## WHAT IS ASKED
Exactly repeat the material, dropping only the pictures.

--- begin RECORDED INFORMATION ---

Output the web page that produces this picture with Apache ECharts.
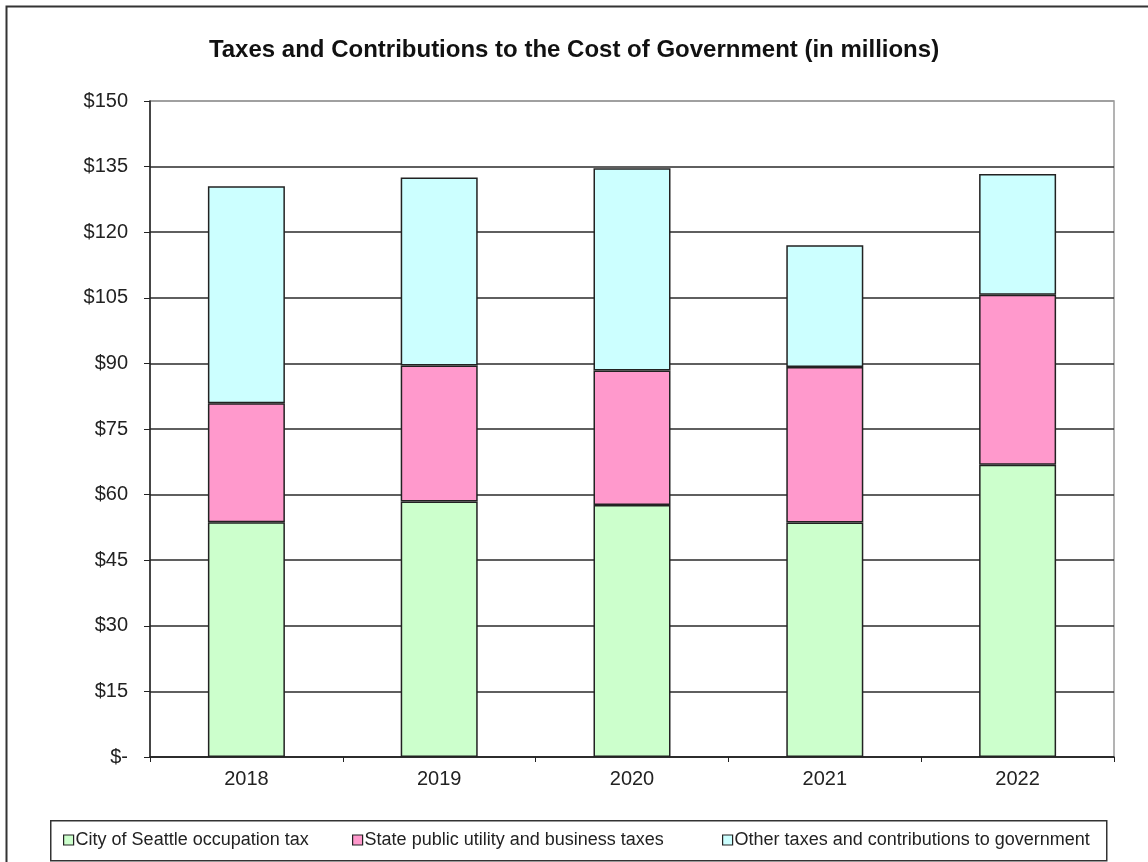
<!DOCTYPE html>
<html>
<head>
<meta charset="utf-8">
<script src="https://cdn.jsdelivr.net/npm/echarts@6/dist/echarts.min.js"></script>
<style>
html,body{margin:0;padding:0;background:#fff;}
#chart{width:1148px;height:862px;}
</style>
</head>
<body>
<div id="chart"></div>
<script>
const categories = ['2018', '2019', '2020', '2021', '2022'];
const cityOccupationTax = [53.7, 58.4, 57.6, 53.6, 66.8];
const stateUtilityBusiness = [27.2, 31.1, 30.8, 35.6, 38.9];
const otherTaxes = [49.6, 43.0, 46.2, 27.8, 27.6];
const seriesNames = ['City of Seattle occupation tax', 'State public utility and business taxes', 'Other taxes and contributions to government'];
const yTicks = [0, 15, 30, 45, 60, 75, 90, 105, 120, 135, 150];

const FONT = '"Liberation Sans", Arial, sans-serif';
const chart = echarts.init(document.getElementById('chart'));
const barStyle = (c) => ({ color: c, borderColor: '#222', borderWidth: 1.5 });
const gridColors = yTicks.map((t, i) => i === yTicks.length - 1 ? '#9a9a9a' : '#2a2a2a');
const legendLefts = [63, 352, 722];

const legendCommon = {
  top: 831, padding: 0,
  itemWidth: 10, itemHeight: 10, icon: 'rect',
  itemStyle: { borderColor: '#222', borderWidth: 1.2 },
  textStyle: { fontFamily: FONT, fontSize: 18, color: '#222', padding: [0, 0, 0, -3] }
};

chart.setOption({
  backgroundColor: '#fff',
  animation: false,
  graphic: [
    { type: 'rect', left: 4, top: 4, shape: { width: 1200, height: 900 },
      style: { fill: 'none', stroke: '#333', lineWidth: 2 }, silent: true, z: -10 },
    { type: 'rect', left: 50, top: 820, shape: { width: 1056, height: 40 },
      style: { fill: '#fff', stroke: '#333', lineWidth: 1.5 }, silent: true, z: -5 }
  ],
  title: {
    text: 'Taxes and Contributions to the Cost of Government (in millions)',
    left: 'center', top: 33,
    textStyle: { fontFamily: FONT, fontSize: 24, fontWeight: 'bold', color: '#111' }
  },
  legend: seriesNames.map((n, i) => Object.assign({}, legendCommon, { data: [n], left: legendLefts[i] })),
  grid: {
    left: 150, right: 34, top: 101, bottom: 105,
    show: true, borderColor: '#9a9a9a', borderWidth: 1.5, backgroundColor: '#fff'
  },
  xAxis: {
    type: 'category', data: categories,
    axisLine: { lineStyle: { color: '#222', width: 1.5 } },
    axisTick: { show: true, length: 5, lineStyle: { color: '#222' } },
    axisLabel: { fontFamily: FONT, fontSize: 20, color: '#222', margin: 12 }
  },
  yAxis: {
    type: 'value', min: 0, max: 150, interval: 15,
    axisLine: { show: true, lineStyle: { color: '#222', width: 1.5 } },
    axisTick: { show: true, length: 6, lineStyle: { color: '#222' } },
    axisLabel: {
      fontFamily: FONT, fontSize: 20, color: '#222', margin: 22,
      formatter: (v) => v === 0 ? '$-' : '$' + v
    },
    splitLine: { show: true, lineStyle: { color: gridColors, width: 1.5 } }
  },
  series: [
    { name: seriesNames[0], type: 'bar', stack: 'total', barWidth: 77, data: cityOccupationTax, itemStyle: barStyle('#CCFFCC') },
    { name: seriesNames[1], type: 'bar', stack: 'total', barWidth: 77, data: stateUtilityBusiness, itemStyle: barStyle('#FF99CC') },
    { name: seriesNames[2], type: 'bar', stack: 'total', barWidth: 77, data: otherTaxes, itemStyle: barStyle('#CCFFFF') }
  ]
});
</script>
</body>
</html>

--- end RECORDED INFORMATION ---

## WORKED ANSWER
Output the web page that produces this picture with Apache ECharts.
<!DOCTYPE html>
<html>
<head>
<meta charset="utf-8">
<script src="https://cdn.jsdelivr.net/npm/echarts@6/dist/echarts.min.js"></script>
<style>
html,body{margin:0;padding:0;background:#fff;}
#chart{width:1148px;height:862px;}
</style>
</head>
<body>
<div id="chart"></div>
<script>
const categories = ['2018', '2019', '2020', '2021', '2022'];
const cityOccupationTax = [53.7, 58.4, 57.6, 53.6, 66.8];
const stateUtilityBusiness = [27.2, 31.1, 30.8, 35.6, 38.9];
const otherTaxes = [49.6, 43.0, 46.2, 27.8, 27.6];
const seriesNames = ['City of Seattle occupation tax', 'State public utility and business taxes', 'Other taxes and contributions to government'];
const yTicks = [0, 15, 30, 45, 60, 75, 90, 105, 120, 135, 150];

const FONT = '"Liberation Sans", Arial, sans-serif';
const chart = echarts.init(document.getElementById('chart'));
const barStyle = (c) => ({ color: c, borderColor: '#222', borderWidth: 1.5 });
const gridColors = yTicks.map((t, i) => i === yTicks.length - 1 ? '#9a9a9a' : '#2a2a2a');
const legendLefts = [63, 352, 722];

const legendCommon = {
  top: 831, padding: 0,
  itemWidth: 10, itemHeight: 10, icon: 'rect',
  itemStyle: { borderColor: '#222', borderWidth: 1.2 },
  textStyle: { fontFamily: FONT, fontSize: 18, color: '#222', padding: [0, 0, 0, -3] }
};

chart.setOption({
  backgroundColor: '#fff',
  animation: false,
  graphic: [
    { type: 'rect', left: 4, top: 4, shape: { width: 1200, height: 900 },
      style: { fill: 'none', stroke: '#333', lineWidth: 2 }, silent: true, z: -10 },
    { type: 'rect', left: 50, top: 820, shape: { width: 1056, height: 40 },
      style: { fill: '#fff', stroke: '#333', lineWidth: 1.5 }, silent: true, z: -5 }
  ],
  title: {
    text: 'Taxes and Contributions to the Cost of Government (in millions)',
    left: 'center', top: 33,
    textStyle: { fontFamily: FONT, fontSize: 24, fontWeight: 'bold', color: '#111' }
  },
  legend: seriesNames.map((n, i) => Object.assign({}, legendCommon, { data: [n], left: legendLefts[i] })),
  grid: {
    left: 150, right: 34, top: 101, bottom: 105,
    show: true, borderColor: '#9a9a9a', borderWidth: 1.5, backgroundColor: '#fff'
  },
  xAxis: {
    type: 'category', data: categories,
    axisLine: { lineStyle: { color: '#222', width: 1.5 } },
    axisTick: { show: true, length: 5, lineStyle: { color: '#222' } },
    axisLabel: { fontFamily: FONT, fontSize: 20, color: '#222', margin: 12 }
  },
  yAxis: {
    type: 'value', min: 0, max: 150, interval: 15,
    axisLine: { show: true, lineStyle: { color: '#222', width: 1.5 } },
    axisTick: { show: true, length: 6, lineStyle: { color: '#222' } },
    axisLabel: {
      fontFamily: FONT, fontSize: 20, color: '#222', margin: 22,
      formatter: (v) => v === 0 ? '$-' : '$' + v
    },
    splitLine: { show: true, lineStyle: { color: gridColors, width: 1.5 } }
  },
  series: [
    { name: seriesNames[0], type: 'bar', stack: 'total', barWidth: 77, data: cityOccupationTax, itemStyle: barStyle('#CCFFCC') },
    { name: seriesNames[1], type: 'bar', stack: 'total', barWidth: 77, data: stateUtilityBusiness, itemStyle: barStyle('#FF99CC') },
    { name: seriesNames[2], type: 'bar', stack: 'total', barWidth: 77, data: otherTaxes, itemStyle: barStyle('#CCFFFF') }
  ]
});
</script>
</body>
</html>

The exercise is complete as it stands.